Let's say you have a new consumer start-up, it's set to latest offsets and the latest offset for that topic is 100. So it starts getting messages for topic/partition Topic1Partition0 with the message offsets 101,102, etc.. up to 110. We successfully process message 110 when the ticker goes off. We know that 110 is our high offset but we haven't gotten 101-109 so we can't move our pointer ahead to 110 yet, so we skip committing. The ticker goes off again in 2 seconds and by then we know we've done 101-110 so we can commit offset 110. We stop the consumer and restart it, we don't know that we're starting at 110 now with the AssignedPartitions call.

A workaround off the top of my head would be that we know partitions are ordered so we can use the first offset we get on startup for each topic/partition and that becomes our starting value to know when we have a contiguous range of offsets to commit safely.

Unless you know of another approach that might work better? thanks!

mhowlett commented 7 years ago

librdkafka has a method rd_kafka_committed (also very similar, rd_kafka_position) which will tell you the committed offsets for a list of topic/partitions, but I can't see that exposed in the go client.
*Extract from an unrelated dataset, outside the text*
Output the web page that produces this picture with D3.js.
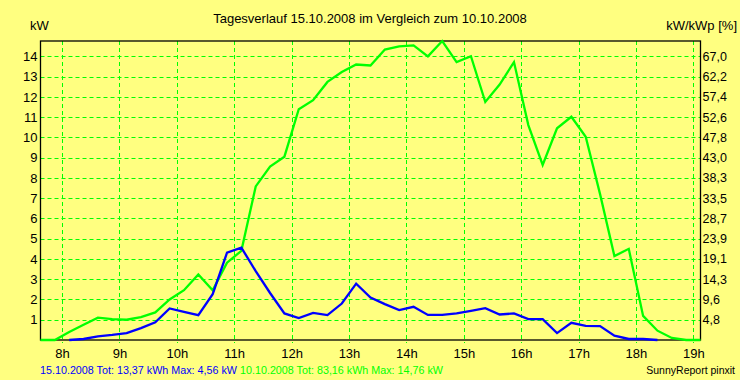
<!DOCTYPE html>
<html><head><meta charset="utf-8">
<script src="https://cdn.jsdelivr.net/npm/d3@7/dist/d3.min.js"></script>
<style>
html,body{margin:0;padding:0;background:#FFFF80;}
svg{display:block;}
text{font-family:"Liberation Sans",Arial,sans-serif;}
</style></head>
<body>
<svg id="c" width="740" height="380"></svg>
<script>
// time of each 15-minute value (hours, bin centres)
const times = [7.625,7.875,8.125,8.375,8.625,8.875,9.125,9.375,9.625,9.875,
  10.125,10.375,10.625,10.875,11.125,11.375,11.625,11.875,12.125,12.375,
  12.625,12.875,13.125,13.375,13.625,13.875,14.125,14.375,14.625,14.875,
  15.125,15.375,15.625,15.875,16.125,16.375,16.625,16.875,17.125,17.375,
  17.625,17.875,18.125,18.375,18.625,18.875,19.125];
// 10.10.2008 (green), kW
const green = [0,0,0.4,0.75,1.1,1.03,1.0,1.13,1.36,2.0,
  2.46,3.24,2.46,3.82,4.4,7.58,8.56,9.05,11.39,11.84,
  12.74,13.23,13.6,13.55,14.34,14.49,14.54,14.0,14.76,13.72,
  14.01,11.75,12.61,13.72,10.61,8.64,10.45,11.02,10.03,7.2,
  4.14,4.5,1.19,0.46,0.1,0,0];
// 15.10.2008 (blue), kW
const blue = [null,null,0,0.05,0.18,0.25,0.34,0.59,0.87,1.56,
  1.39,1.23,2.26,4.31,4.56,3.4,2.32,1.31,1.08,1.34,
  1.23,1.8,2.78,2.1,1.77,1.48,1.64,1.24,1.24,1.31,
  1.44,1.57,1.26,1.31,1.03,1.03,0.34,0.85,0.7,0.69,
  0.21,0.05,0.05,0,null,null,null];
const hourTicks = [8,9,10,11,12,13,14,15,16,17,18,19];
const hourLabels = ["8h","9h","10h","11h","12h","13h","14h","15h","16h","17h","18h","19h"];
const kwTicks = [1,2,3,4,5,6,7,8,9,10,11,12,13,14];
const pctLabels = ["4,8","9,6","14,3","19,1","23,9","28,7","33,5","38,3","43,0","47,8","52,6","57,4","62,2","67,0"];
const title = "Tagesverlauf 15.10.2008 im Vergleich zum 10.10.2008";
const footBlue = "15.10.2008 Tot: 13,37 kWh Max: 4,56 kW";
const footGreen = "10.10.2008 Tot: 83,16 kWh Max: 14,76 kW";
const credit = "SunnyReport pinxit";

const svg = d3.select("#c");
const L = 40.5, R = 700.5, T = 41, B = 340;
const x = d3.scaleLinear().domain([times[0], times[times.length-1]]).range([L, R]);
const y = d3.scaleLinear().domain([0, d3.max(green)]).range([B, T]);
const lime = "#00FF00", blu = "#0000FF";

svg.append("rect").attr("width",740).attr("height",380).attr("fill","#FFFF80");

// grid
const g = svg.append("g");
g.selectAll("line.h").data(kwTicks).join("line")
  .attr("x1",L).attr("x2",R).attr("y1",d=>Math.round(y(d))+0.5).attr("y2",d=>Math.round(y(d))+0.5)
  .attr("stroke",lime).attr("stroke-dasharray","4,3").attr("stroke-width",1);
g.selectAll("line.v").data(hourTicks).join("line")
  .attr("x1",d=>Math.round(x(d))+0.5).attr("x2",d=>Math.round(x(d))+0.5).attr("y1",T).attr("y2",B+3)
  .attr("stroke",lime).attr("stroke-dasharray","4,3").attr("stroke-width",1);

// frame
svg.append("rect").attr("x",L).attr("y",T).attr("width",R-L).attr("height",B-T)
  .attr("fill","none").attr("stroke","#000").attr("stroke-width",1.3);

// lines
const line = d3.line().defined(d=>d[1]!=null).x(d=>x(d[0])).y(d=>y(d[1]));
svg.append("path").datum(times.map((t,i)=>[t,green[i]])).attr("d",line)
  .attr("fill","none").attr("stroke",lime).attr("stroke-width",2.3).attr("stroke-linejoin","miter");
svg.append("path").datum(times.map((t,i)=>[t,blue[i]])).attr("d",line)
  .attr("fill","none").attr("stroke",blu).attr("stroke-width",2.3).attr("stroke-linejoin","miter");

// axes labels
const yl = d3.axisLeft(y).tickValues(kwTicks).tickSize(0).tickPadding(3).tickFormat(d3.format("d"));
const ax1 = svg.append("g").attr("transform",`translate(${L},0)`).call(yl);
const ry = d3.scaleLinear().domain(y.domain()).range(y.range());
const yr = d3.axisRight(ry).tickValues(kwTicks).tickSize(0).tickPadding(2).tickFormat((d,i)=>pctLabels[i]);
const ax2 = svg.append("g").attr("transform",`translate(${R},0)`).call(yr);
const xa = d3.axisBottom(x).tickValues(hourTicks).tickSize(0).tickPadding(9).tickFormat((d,i)=>hourLabels[i]);
const ax3 = svg.append("g").attr("transform",`translate(0,${B})`).call(xa);
[ax1,ax2,ax3].forEach(a=>{a.select(".domain").remove();
  a.selectAll("text").attr("fill","#000").attr("font-size",13)
   .style("font-family",'"Liberation Sans",Arial,sans-serif');});
ax2.selectAll("text").attr("font-size",12.5);

svg.append("text").attr("x",370).attr("y",23).attr("text-anchor","middle").attr("font-size",13).text(title);
svg.append("text").attr("x",30).attr("y",30).attr("font-size",13).text("kW");
svg.append("text").attr("x",737).attr("y",30).attr("text-anchor","end").attr("font-size",13).text("kW/kWp [%]");

svg.append("text").attr("x",40).attr("y",374).attr("font-size",11.5)
  .attr("textLength",197).attr("lengthAdjust","spacingAndGlyphs").attr("fill",blu).text(footBlue);
svg.append("text").attr("x",240).attr("y",374).attr("font-size",11.5)
  .attr("textLength",203).attr("lengthAdjust","spacingAndGlyphs").attr("fill",lime).text(footGreen);
svg.append("text").attr("x",735).attr("y",374).attr("text-anchor","end").attr("font-size",10.5)
  .attr("fill","#000").text(credit);
</script>
</body></html>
What you suggest is sounds correct - the first message received for each topic/partition will give you the start offset - I think you should be able to do what you want with this pretty easily. @edenhill may have some more input when his timezone allows ...

ewencp commented 7 years ago

@jiminoc Are you doing async processing of messages? That's the only case you would need to do the type of tracking you're talking about. Many (most?) Kafka applications are written to process messages one at a time, serially. Having to interact with a slow, external system is usually where this assumption of serial processing can break down.
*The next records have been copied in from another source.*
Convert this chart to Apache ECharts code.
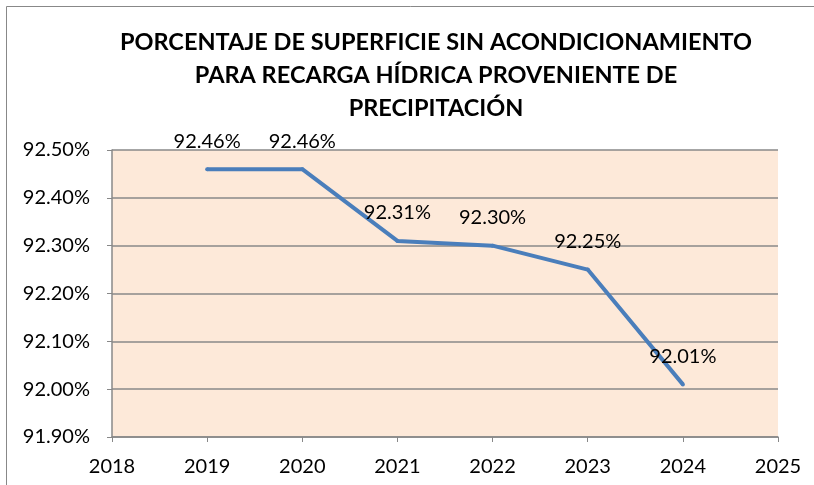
<!DOCTYPE html>
<html><head><meta charset="utf-8">
<script src="https://cdn.jsdelivr.net/npm/echarts@6/dist/echarts.min.js"></script>
<style>html,body{margin:0;padding:0;background:#fff}#c{width:814px;height:485px}</style>
</head><body><div id="c"></div>
<script>
var years = [2019, 2020, 2021, 2022, 2023, 2024];
var values = [92.46, 92.46, 92.31, 92.30, 92.25, 92.01];
var titleText = 'PORCENTAJE DE SUPERFICIE SIN ACONDICIONAMIENTO\nPARA RECARGA HÍDRICA PROVENIENTE DE\nPRECIPITACIÓN';
var chart = echarts.init(document.getElementById('c'), null, {renderer: 'canvas'});
var font = 'Lato, Carlito, Calibri, sans-serif';
chart.setOption({
  animation: false,
  backgroundColor: '#ffffff',
  graphic: [{type: 'rect', shape: {x: 6.5, y: 6.5, width: 900, height: 600}, style: {fill: 'none', stroke: '#888', lineWidth: 1}, z: -1}],
  title: {
    text: titleText, left: 431, textAlign: 'center', top: 21,
    textStyle: {fontFamily: font, fontWeight: 'bold', fontSize: 23.5, lineHeight: 33, color: '#000'}
  },
  grid: {left: 112, right: 36, top: 150, bottom: 48, show: true, backgroundColor: '#FDE9D9', borderWidth: 0},
  xAxis: {
    type: 'value', min: 2018, max: 2025, interval: 1,
    axisLine: {show: true, lineStyle: {color: '#888', width: 1.5}},
    axisTick: {show: true, length: 5, inside: false, lineStyle: {color: '#888'}},
    axisLabel: {fontFamily: font, fontSize: 20, color: '#000', margin: 20, formatter: function(v){return String(v);}},
    splitLine: {show: false}
  },
  yAxis: {
    type: 'value', min: 91.9, max: 92.5, interval: 0.1,
    axisLine: {show: true, lineStyle: {color: '#888', width: 1.5}},
    axisTick: {show: true, length: 5, lineStyle: {color: '#888'}},
    axisLabel: {fontFamily: font, fontSize: 20, color: '#000', margin: 22, formatter: function(v){return v.toFixed(2) + '%';}},
    splitLine: {show: true, lineStyle: {color: '#888', width: 1.5}}
  },
  series: [{
    type: 'line', symbol: 'circle', symbolSize: 4, showSymbol: true,
    itemStyle: {color: '#4A7EBB', borderWidth: 0},
    data: years.map(function(y, i){return [y, values[i]];}),
    lineStyle: {color: '#4A7EBB', width: 4},
    label: {show: true, position: 'top', distance: 16, fontFamily: font, fontSize: 20, color: '#000',
      formatter: function(p){return p.value[1].toFixed(2) + '%';}}
  }]
});
</script></body></html>
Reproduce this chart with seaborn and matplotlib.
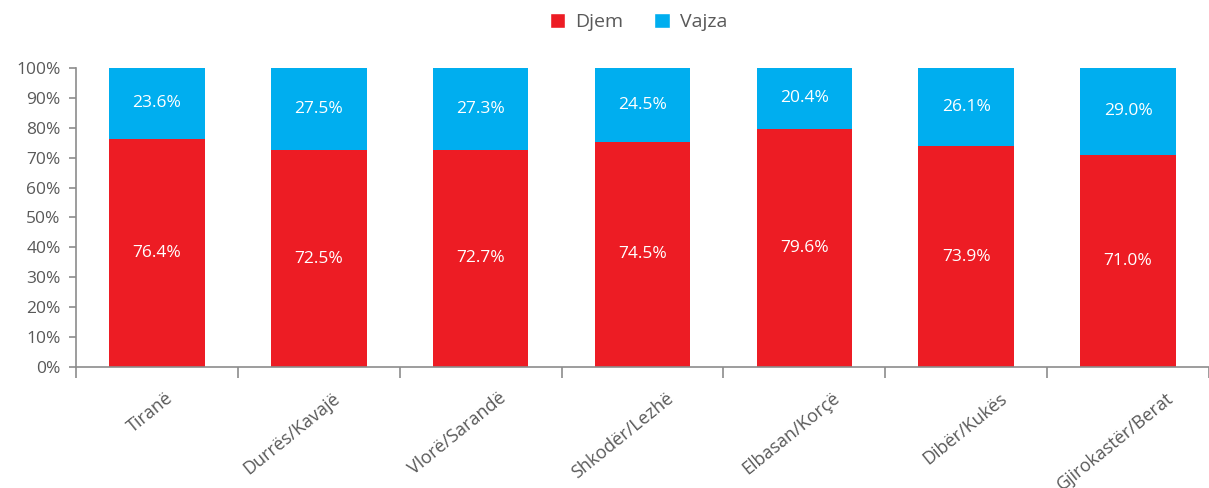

If you are processing asynchronously, you'll need to track when it is safe to commit offsets, but usually you could do that just by tracking the smallest unacked message. You don't usually need to know the starting offset before hand, you just poll() for the first message and its offset will be the first offset you worry about.

There's also a slightly different way to handle commits. Rather than committing safe offsets exactly ever 2 seconds, you can instead track unacked messages and every 2 seconds mark what is still outstanding, wait for it to flush, then commit the offset you were at when you initiated the process. This makes the accounting a little bit simpler (you just need a map to remove acked messages from, waiting until the map is empty to commit). However, to allow processing to continue while waiting for the outstanding data to flush (i.e. so you don't stall), you do need to have 2 lists of outstanding messages: 1 for ongoing processing and 1 to track outstanding messages since the last commit process was initiated. This process is how Kafka connect manages commits for source connectors. It avoids having to also maintain a data structure that can tell you efficiently what the min safe offset to commit is.